There will be many people looking at the pictures of the production version of the Peugeot RCZ coupe more in hope than expectation that it will signal a turn around in Peugeot’s 20 year slide from being the world’s greatest manufacturer of affordable driver’s cars to the dynamic mediocrity of its current line up. Whatever other merits there may be, you cannot buy a new Peugeot today that’s genuinely good to drive.
But you will be able to soon. I am not pre-empting the RCZ here, although I drove and enjoyed the concept car more than I had expected. In fact the first Peugeot that’s got me excited in quite a while is just about the least likely candidate for turning around its fortunes in this area that you can imagine. It’s the laughably ugly and upright 3008, which will compete with the Nissan Qashqai and Skoda Yeti in the cod-SUV, quasi MPV crossover market when UK sales begin this autumn.
To help pass the time, Peugeot has imported a couple of left-hookers into the country, one of which found its way to me for a couple of days. Dutifully I saddled up and headed for the Welsh mountains expecting little but finding a car that not only rode well, but steered precisely, clung on hard, offered decent body control and, would you believe it, coherent feedback to the driver.
The clincher for me always comes on the journey home.

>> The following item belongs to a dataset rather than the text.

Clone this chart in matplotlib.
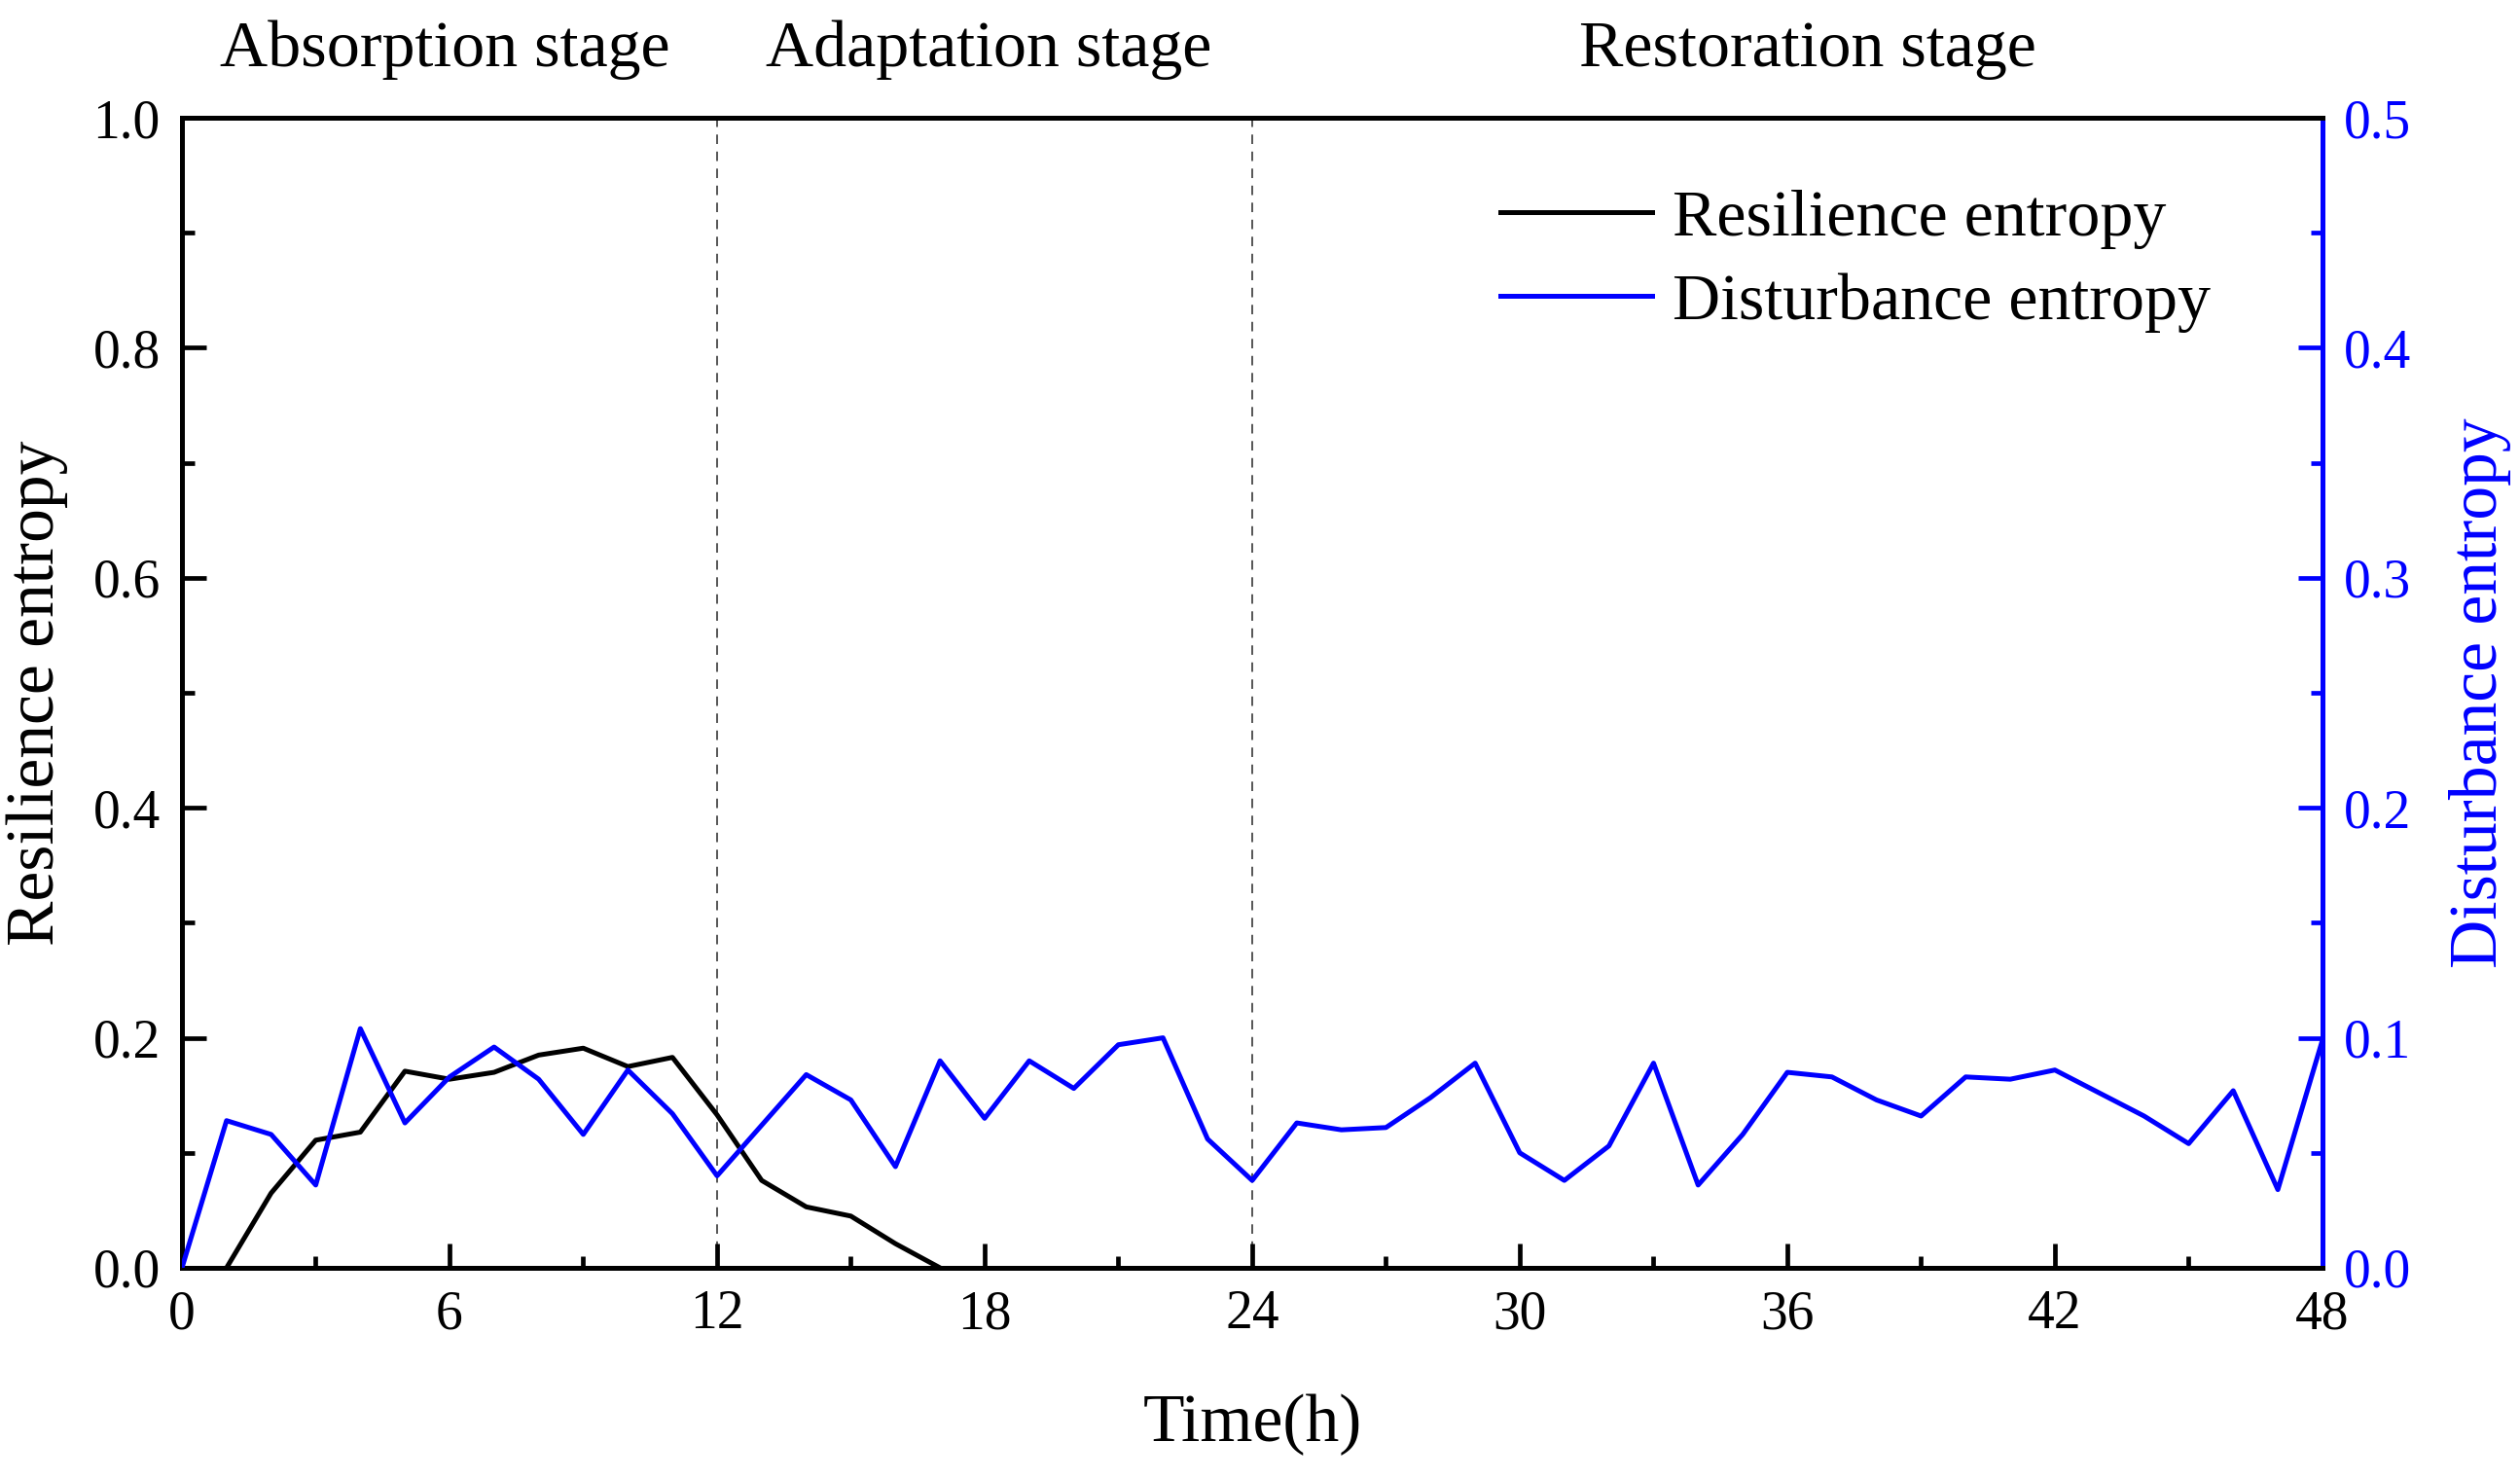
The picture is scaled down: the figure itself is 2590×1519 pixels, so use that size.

To get from Abergavenny to Monmouth you can either take a fast dual carriageway or a slower but substantially more entertaining B-road alternative. If a car is worth driving, it’s always the B-road. Before I left in the 3008 I’d have bet plenty I’d be coming home on the dual carriageway; in the event it didn’t even occur to me.
What can be read into this? Perhaps it’s a one-off, or just maybe Peugeot is once more interested in attracting appreciative drivers. One point can be made however: if Peugeot can make a car like a 3008 handle this well, just think what might be possible with the RCZ.